▶ [YOUR OBJECTIVE]:
Below is a listing; print exactly its lines from the one containing "Clone this chart" down to the one containing "const H = 585;", both inclusive, with every picture left out.

▶ [TASK MATERIAL]:
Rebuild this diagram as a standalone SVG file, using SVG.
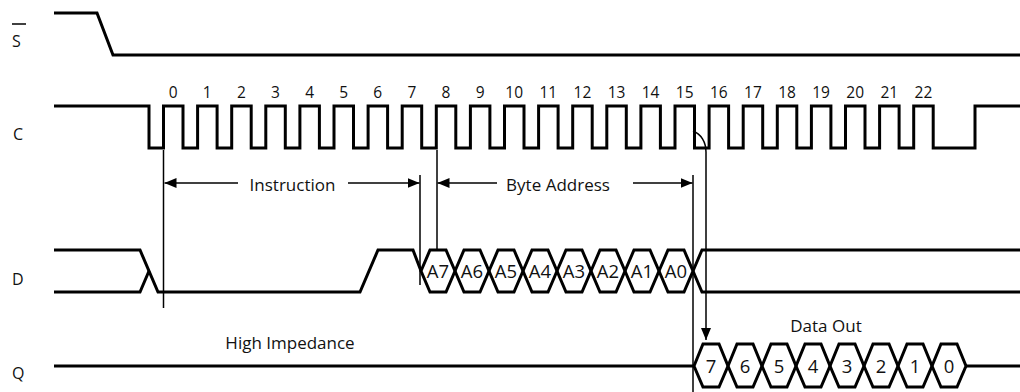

...

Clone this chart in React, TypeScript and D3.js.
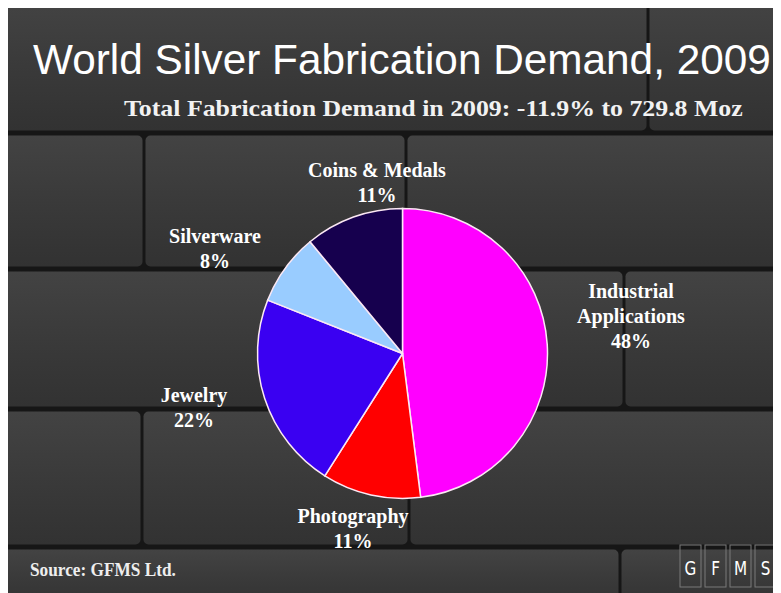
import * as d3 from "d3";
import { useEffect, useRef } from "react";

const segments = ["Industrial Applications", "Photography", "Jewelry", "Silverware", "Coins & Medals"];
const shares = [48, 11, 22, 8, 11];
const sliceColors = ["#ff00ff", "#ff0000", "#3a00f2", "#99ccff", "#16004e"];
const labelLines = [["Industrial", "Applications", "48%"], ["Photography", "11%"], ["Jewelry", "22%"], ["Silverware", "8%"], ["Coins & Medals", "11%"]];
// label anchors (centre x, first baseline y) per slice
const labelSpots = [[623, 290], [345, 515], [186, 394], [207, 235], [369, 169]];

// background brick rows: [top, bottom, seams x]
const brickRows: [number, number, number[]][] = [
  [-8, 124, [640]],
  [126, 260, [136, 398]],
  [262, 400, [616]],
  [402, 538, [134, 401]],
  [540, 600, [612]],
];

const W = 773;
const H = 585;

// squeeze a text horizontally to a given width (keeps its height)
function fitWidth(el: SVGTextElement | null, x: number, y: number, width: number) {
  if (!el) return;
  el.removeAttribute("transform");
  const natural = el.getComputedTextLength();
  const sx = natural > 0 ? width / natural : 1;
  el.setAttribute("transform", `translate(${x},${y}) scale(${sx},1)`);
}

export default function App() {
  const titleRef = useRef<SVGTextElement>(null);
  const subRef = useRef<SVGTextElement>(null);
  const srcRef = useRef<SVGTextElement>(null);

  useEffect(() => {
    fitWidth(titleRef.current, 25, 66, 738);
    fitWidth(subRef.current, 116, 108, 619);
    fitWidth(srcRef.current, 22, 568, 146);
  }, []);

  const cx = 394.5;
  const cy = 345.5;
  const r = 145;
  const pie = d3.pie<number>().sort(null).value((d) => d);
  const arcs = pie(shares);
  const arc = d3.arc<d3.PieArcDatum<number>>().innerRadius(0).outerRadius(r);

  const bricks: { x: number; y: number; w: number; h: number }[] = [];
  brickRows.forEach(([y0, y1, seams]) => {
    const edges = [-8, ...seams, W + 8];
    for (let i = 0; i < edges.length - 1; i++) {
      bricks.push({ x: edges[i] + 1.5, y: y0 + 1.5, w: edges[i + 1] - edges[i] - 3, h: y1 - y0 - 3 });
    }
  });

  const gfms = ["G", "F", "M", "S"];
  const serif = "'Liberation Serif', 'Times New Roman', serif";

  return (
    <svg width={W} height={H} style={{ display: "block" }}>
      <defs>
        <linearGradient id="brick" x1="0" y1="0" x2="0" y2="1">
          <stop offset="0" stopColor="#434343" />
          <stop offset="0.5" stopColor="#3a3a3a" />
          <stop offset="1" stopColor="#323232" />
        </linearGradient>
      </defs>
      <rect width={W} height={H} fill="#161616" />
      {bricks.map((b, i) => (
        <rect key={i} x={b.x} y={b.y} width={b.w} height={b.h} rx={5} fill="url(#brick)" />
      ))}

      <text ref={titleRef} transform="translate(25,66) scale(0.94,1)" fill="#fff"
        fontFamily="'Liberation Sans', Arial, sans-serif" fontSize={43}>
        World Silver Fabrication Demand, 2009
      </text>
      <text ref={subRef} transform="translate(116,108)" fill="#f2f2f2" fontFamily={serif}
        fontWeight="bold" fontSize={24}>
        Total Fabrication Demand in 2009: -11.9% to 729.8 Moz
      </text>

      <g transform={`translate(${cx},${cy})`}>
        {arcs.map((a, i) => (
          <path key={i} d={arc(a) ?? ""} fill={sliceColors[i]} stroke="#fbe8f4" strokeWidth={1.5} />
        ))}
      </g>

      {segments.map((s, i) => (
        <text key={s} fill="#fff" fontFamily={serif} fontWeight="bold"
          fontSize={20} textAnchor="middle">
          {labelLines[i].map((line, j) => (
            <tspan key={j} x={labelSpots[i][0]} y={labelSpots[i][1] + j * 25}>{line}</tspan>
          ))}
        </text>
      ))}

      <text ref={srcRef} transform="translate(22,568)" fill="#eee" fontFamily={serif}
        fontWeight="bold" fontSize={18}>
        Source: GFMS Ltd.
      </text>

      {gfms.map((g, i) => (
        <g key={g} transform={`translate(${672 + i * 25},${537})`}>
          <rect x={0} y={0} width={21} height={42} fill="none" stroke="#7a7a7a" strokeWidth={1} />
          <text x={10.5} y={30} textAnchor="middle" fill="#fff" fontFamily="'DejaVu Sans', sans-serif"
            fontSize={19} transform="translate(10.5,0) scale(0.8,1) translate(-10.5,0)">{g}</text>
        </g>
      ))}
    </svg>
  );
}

▶ [THE REPLY]:
Clone this chart in React, TypeScript and D3.js.
import * as d3 from "d3";
import { useEffect, useRef } from "react";

const segments = ["Industrial Applications", "Photography", "Jewelry", "Silverware", "Coins & Medals"];
const shares = [48, 11, 22, 8, 11];
const sliceColors = ["#ff00ff", "#ff0000", "#3a00f2", "#99ccff", "#16004e"];
const labelLines = [["Industrial", "Applications", "48%"], ["Photography", "11%"], ["Jewelry", "22%"], ["Silverware", "8%"], ["Coins & Medals", "11%"]];
// label anchors (centre x, first baseline y) per slice
const labelSpots = [[623, 290], [345, 515], [186, 394], [207, 235], [369, 169]];

// background brick rows: [top, bottom, seams x]
const brickRows: [number, number, number[]][] = [
  [-8, 124, [640]],
  [126, 260, [136, 398]],
  [262, 400, [616]],
  [402, 538, [134, 401]],
  [540, 600, [612]],
];

const W = 773;
const H = 585;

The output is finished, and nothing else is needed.